Across Canada, several other companies are racing to develop similar technologies. Carbon Engineering in Squamish, B.C., recently secured over $100 million in financing to scale up its direct air capture technology. In Quebec, Carbicrete is developing concrete that actually absorbs CO2 during production. And in Saskatchewan, the Boundary Dam power station hosts one of the world’s first commercial-scale carbon capture systems on a coal plant.
The federal government has signaled strong support for these technologies. Last year’s budget included a hefty investment tax credit for carbon capture projects, offering up to 50% coverage for equipment costs. The incentive could unlock billions in private investment, though critics note the government simultaneously provided nearly $18 billion in fossil fuel subsidies, according to analysis from Environmental Defence.
“We’re caught in this strange middle space,” explained Dr. Sarah Richardson, climate scientist at the University of British Columbia. “We absolutely need to rapidly decarbonize our energy systems, but we also need solutions for hard-to-abate industrial emissions. The danger is conflating these separate challenges.”
The International Energy Agency has projected that carbon capture technologies will need to handle 7.6 billion tonnes of CO2 annually by 2050 to reach global climate targets—a thousand-fold increase from current capacity. Without this scale-up, limiting warming to 1.5°C becomes virtually impossible.
Back at the CarbonLift facility, product development manager Kira Chen showed me samples of materials created from captured carbon.
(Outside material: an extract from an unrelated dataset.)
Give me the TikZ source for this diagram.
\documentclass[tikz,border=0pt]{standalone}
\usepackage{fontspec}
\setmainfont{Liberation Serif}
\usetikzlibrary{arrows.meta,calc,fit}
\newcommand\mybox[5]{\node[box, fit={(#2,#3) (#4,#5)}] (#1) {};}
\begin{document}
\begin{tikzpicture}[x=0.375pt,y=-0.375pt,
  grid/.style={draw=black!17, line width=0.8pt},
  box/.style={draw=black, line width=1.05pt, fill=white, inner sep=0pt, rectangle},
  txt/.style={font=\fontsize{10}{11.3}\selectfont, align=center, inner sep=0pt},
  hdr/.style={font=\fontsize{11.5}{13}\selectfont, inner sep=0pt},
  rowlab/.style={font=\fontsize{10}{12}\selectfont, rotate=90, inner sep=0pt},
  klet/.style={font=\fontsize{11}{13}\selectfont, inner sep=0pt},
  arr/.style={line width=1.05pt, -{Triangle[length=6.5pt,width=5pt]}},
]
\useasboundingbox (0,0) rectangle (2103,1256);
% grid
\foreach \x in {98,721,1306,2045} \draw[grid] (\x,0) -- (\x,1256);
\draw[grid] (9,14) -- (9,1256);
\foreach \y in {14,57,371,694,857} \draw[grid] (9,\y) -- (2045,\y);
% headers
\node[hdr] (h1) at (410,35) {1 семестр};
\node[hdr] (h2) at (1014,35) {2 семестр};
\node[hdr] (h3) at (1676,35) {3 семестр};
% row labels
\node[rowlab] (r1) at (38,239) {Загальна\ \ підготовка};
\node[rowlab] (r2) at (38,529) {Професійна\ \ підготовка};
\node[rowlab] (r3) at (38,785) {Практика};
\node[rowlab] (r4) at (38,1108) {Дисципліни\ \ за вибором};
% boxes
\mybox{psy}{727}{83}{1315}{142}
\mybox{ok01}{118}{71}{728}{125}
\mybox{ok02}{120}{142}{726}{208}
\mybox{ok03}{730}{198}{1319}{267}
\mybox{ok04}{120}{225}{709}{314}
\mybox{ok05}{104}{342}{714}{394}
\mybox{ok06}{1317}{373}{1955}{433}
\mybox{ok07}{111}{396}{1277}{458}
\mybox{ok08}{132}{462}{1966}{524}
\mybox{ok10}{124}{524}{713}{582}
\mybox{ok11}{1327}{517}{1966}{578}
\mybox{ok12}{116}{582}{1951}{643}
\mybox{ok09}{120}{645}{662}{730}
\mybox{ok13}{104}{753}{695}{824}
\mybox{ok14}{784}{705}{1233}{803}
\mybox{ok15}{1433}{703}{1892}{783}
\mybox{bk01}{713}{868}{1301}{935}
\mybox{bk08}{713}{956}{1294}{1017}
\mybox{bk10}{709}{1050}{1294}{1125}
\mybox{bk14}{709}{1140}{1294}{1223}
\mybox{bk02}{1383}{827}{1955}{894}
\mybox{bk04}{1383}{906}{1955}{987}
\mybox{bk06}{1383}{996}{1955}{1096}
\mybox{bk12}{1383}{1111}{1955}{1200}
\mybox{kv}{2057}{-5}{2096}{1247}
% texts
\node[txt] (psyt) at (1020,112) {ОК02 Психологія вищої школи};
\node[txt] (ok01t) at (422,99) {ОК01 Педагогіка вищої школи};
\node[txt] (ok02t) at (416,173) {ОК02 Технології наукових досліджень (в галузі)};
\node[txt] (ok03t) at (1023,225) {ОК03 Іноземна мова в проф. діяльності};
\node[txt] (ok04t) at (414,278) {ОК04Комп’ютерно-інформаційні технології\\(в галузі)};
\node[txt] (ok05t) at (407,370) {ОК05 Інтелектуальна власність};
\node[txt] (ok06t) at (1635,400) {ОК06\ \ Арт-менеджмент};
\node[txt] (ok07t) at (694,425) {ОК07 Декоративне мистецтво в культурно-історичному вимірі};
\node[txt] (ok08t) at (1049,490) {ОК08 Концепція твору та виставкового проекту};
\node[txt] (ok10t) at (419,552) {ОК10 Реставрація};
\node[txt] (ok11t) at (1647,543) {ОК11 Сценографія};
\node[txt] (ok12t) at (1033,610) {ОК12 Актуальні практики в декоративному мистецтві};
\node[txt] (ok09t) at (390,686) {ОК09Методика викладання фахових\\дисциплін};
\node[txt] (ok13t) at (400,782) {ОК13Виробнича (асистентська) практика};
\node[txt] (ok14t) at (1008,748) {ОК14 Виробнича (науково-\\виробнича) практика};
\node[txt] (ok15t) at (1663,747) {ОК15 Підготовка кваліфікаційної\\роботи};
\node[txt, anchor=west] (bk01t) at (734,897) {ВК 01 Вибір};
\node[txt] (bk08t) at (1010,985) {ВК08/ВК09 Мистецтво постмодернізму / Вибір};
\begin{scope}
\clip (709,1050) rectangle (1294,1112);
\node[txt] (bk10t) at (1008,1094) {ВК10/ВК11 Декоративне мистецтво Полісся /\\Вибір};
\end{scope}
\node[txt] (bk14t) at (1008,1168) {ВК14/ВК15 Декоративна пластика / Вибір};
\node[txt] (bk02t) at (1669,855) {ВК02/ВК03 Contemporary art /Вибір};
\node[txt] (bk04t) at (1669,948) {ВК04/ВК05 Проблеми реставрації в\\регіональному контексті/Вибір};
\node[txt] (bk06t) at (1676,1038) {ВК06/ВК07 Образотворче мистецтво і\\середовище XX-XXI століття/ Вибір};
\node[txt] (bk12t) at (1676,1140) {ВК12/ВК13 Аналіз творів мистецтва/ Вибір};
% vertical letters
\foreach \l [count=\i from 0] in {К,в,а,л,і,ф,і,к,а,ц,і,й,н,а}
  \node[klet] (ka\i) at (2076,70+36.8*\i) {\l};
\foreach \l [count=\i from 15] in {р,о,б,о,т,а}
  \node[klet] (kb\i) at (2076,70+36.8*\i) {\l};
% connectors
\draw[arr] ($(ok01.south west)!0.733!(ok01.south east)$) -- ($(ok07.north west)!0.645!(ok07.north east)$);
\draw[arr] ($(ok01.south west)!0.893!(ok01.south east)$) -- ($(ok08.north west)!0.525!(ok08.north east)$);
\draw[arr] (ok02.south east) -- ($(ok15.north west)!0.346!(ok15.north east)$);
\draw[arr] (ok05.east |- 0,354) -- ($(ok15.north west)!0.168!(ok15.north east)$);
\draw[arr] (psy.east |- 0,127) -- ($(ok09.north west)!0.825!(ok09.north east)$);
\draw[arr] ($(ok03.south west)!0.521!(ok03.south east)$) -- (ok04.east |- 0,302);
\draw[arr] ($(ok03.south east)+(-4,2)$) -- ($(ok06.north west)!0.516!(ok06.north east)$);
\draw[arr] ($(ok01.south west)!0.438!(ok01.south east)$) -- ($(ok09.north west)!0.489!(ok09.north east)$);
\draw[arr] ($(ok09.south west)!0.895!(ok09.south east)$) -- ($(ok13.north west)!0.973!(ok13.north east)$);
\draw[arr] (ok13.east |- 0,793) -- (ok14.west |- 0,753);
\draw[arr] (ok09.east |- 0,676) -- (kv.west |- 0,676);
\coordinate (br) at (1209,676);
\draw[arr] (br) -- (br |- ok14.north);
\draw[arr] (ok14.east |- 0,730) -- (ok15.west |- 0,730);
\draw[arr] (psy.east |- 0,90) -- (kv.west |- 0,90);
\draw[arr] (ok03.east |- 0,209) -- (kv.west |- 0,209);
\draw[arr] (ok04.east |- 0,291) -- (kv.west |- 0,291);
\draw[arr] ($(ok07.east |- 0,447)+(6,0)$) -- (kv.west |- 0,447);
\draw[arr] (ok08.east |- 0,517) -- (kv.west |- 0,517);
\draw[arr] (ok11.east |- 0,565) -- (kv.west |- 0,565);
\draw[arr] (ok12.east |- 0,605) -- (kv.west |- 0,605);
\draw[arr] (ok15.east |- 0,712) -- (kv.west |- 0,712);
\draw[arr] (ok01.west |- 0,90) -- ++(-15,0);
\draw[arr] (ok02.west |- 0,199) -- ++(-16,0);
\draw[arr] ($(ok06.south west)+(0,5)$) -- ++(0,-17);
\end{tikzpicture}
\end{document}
A lightweight black panel resembling carbon fiber could potentially replace aluminum in vehicle manufacturing. A concrete block made with their carbonated aggregate showed 22% higher strength than conventional versions while sequestering carbon for centuries.
“Every product in this room represents carbon that would otherwise be in the atmosphere,” Chen said, sweeping her arm across a display table. “We’re literally building with our emissions.”
When I asked about scalability challenges, she acknowledged the reality: their current demonstration unit captures about 25 tonnes of CO2 daily—equivalent to the emissions from approximately 5,400 passenger vehicles. Meaningful climate impact would require hundreds of such facilities across Canada.
As I drove back through Edmonton’s industrial heartland, smokestacks punctuated the horizon—a stark reminder of the sheer scale of our emissions challenge. CarbonLift’s technology offers a promising tool, but tools alone don’t solve problems. They require the right hands, the right policies, and the right intentions.
What became clear during my reporting is that carbon capture technologies present neither silver bullet nor false hope, but rather a nuanced component of climate action that depends entirely on how we deploy them. If used to extend fossil fuel dependence, they may simply delay inevitable transitions. If integrated thoughtfully into a broader decarbonization strategy, they could help address emissions from essential industries while creating new economic opportunities.
The real breakthrough may not be technological at all, but in how we frame the challenge: not as capturing carbon, but as transforming our relationship with it—from waste to resource, from liability to opportunity.